Env Details:
Elastic Search version 7.8.1
routing param is an optional in Index settings.
As per Elasticsearch docs - _routing field | Elasticsearch Guide [8.6] | Elastic
When indexing documents specifying a custom _routing, the uniqueness of the _id is not guaranteed across all of the shards in the index. In fact, documents with the same _id might end up on different shards if indexed with different _routing values.
We have landed up in same scenario where earlier we were using custom routing param(let's say customerId). And for some reason we need to remove custom routing now. Which means now docId will be used as default routing param. This is creating duplicate record with same id across different shard during Index operation. Earlier it used to (before removing custom routing) it resulted in update of record (expected)
I am thinking of following approaches to come out of this, please advise if you have better approach to suggest, key here is to AVOID DOWNTIME.
Approach 1: As we receive the update request, let duplicate record get created. Once record without custom routing gets created, issue a delete request for a record with custom routing.
CONS: If there is no update on records, then all those records will linger around with custom routing, we want to avoid this as this might results in unforeseen scenario in future.
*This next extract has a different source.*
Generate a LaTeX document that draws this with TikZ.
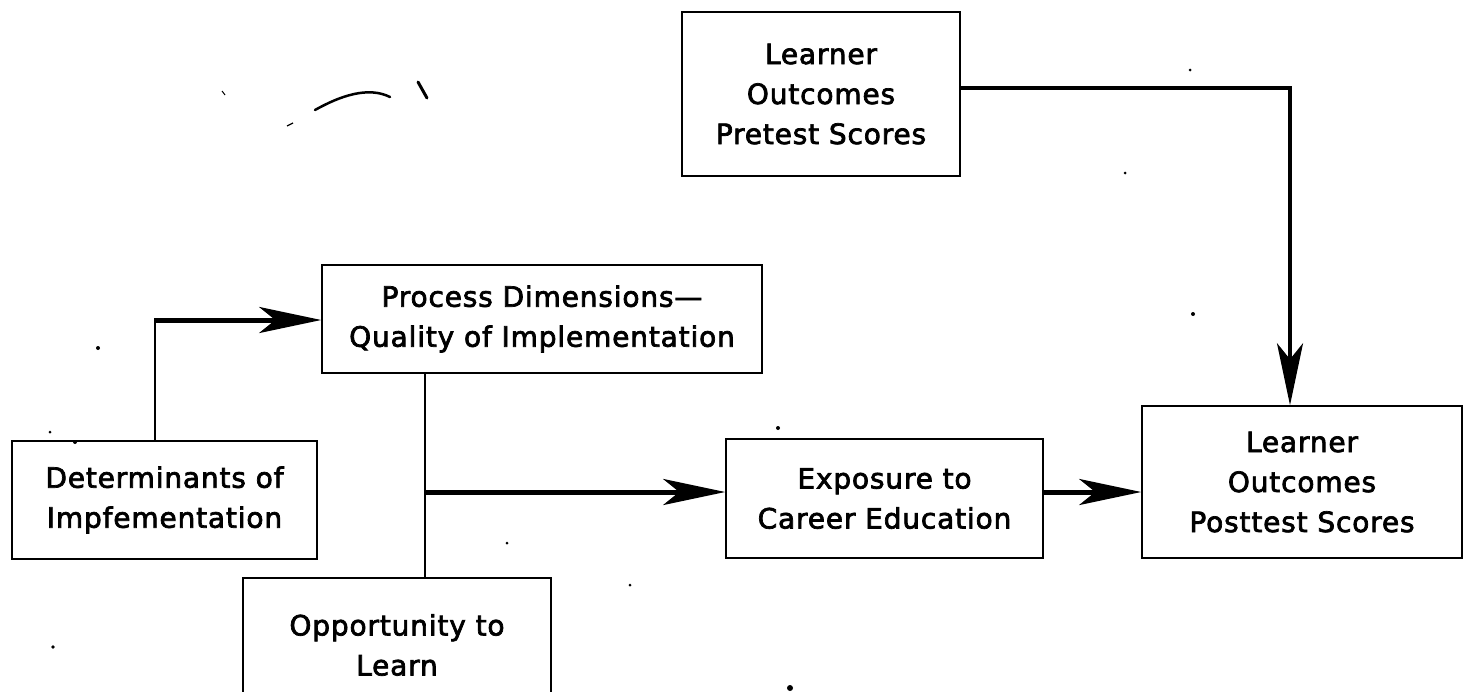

Approach 2 We use Re-Index API to migrate data to new index (turning off custom routing during migration). Application will use new index after successful migration.
CONS: Some of our Indexes are huge, they take 12 hrs+ for re-index operation, and since Elasticsearch re-index API will not migrate the newer records created between this 12hr window, as it uses snapshot mechanism. This needs a downtime approach.
Please suggest alternative if you have faced this before.